Ибо под грехом имеет в виду христианство совсем не тот или иной грешок, недостаток и, может быть, даже не падение — нет, под грехом разумеет оно как раз то самое внутреннее отпадение от Бога, от его Истины и духовного закона, которое выражается в первую очередь вот в этом нашем самодовольстве, нравственном минимализме.
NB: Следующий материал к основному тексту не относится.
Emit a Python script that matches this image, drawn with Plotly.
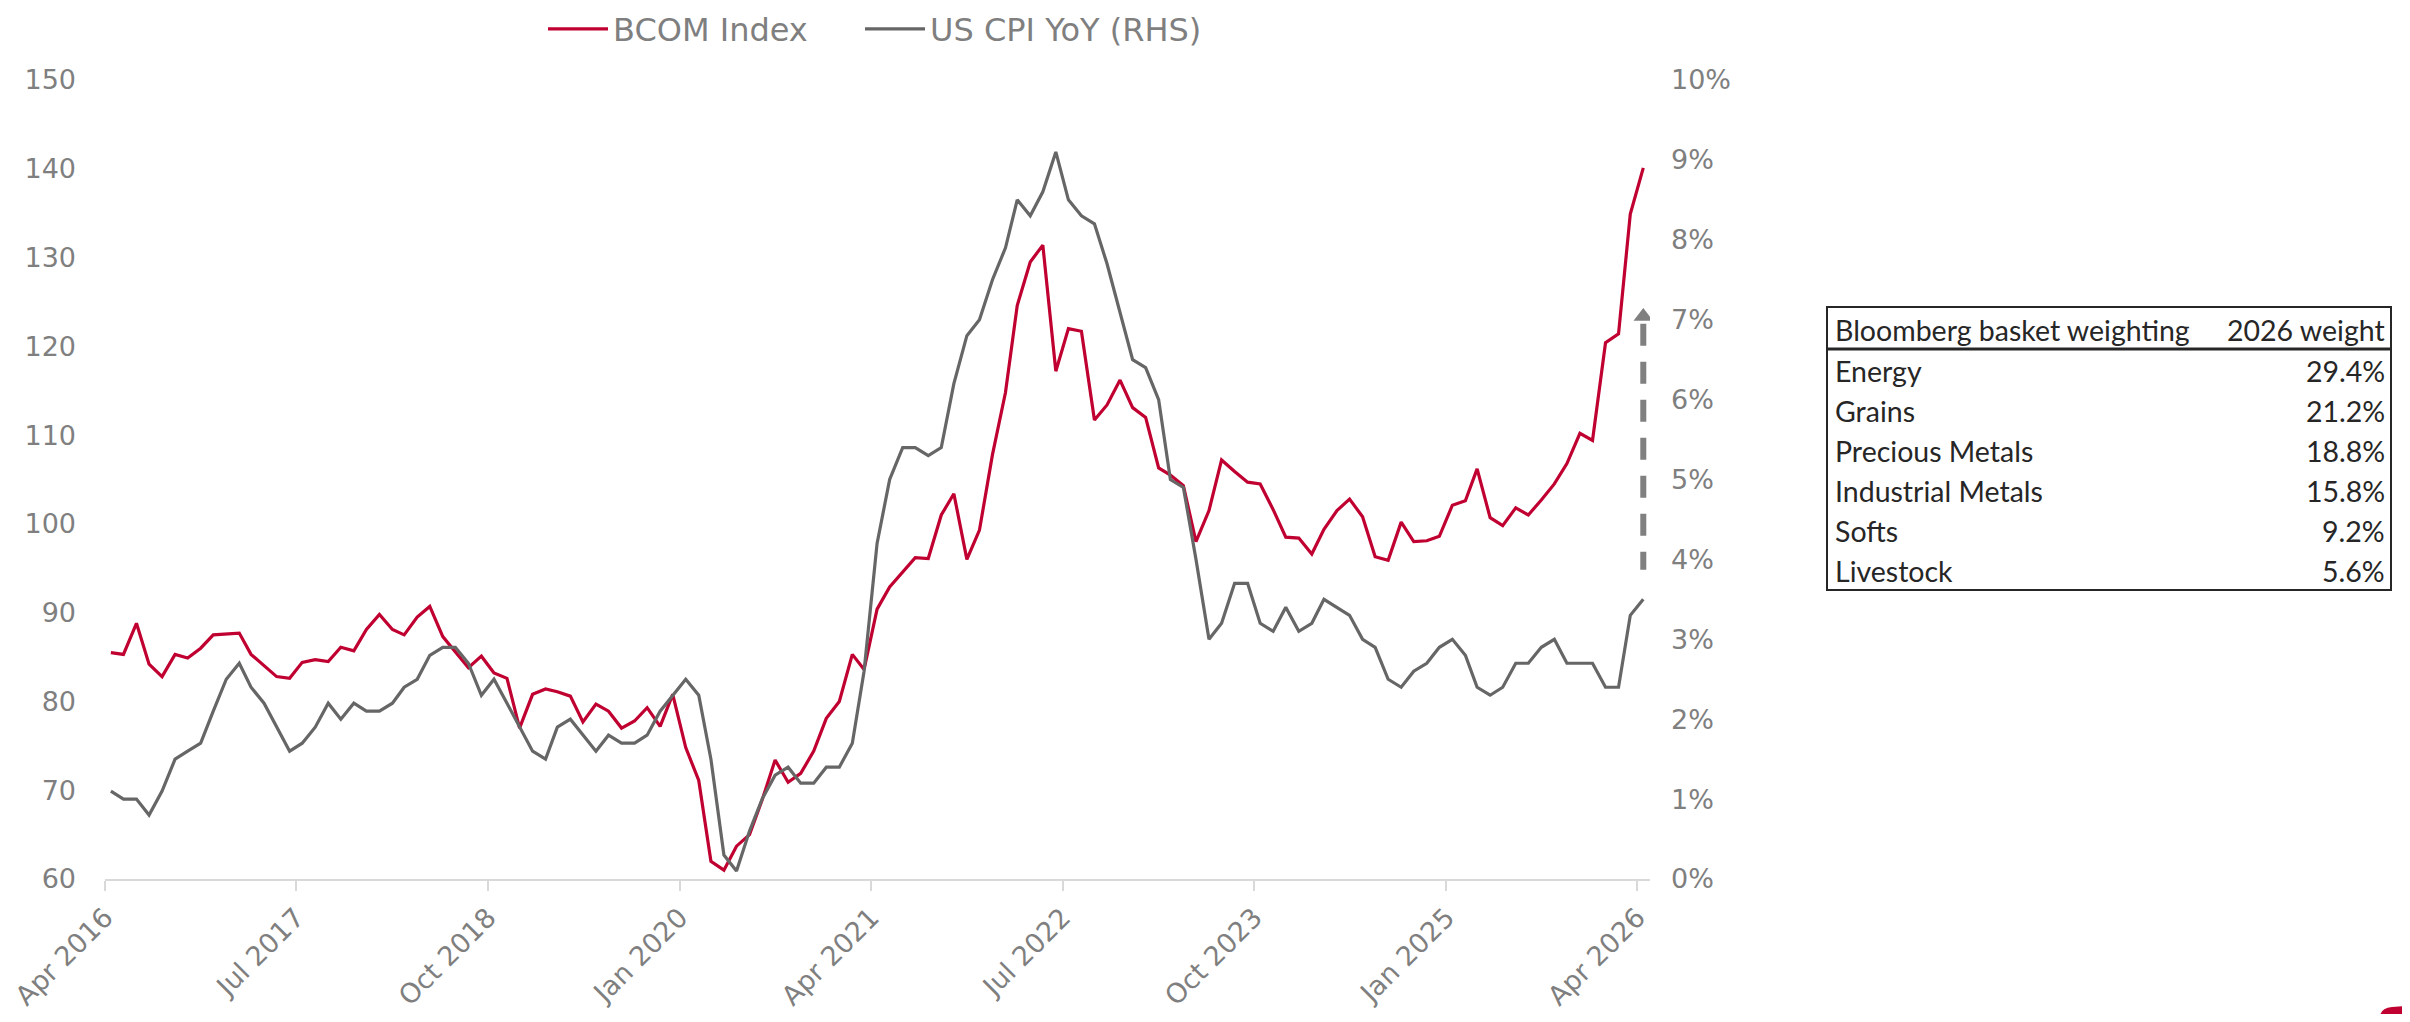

Грех не в том, что мы падаем и грешим, а в том, что мы уже не замечаем настоящего падения, не замечаем падшести самой нашей жизни, «нормальной», «естественной».

И достаточно сравнить это наше маленькое самодовольство и это маленькое признание греха с тем чувством греха, с тем воплем о раскаянии и прощении, который льется почти с каждой страницы Библии, чтобы убедиться в потрясающей, коренной разнице между ними. Короче говоря, мы не ощущаем и не сознаем своего рабства греху, своей порабощенное™ грехом, а потому и не хотим свободы от них.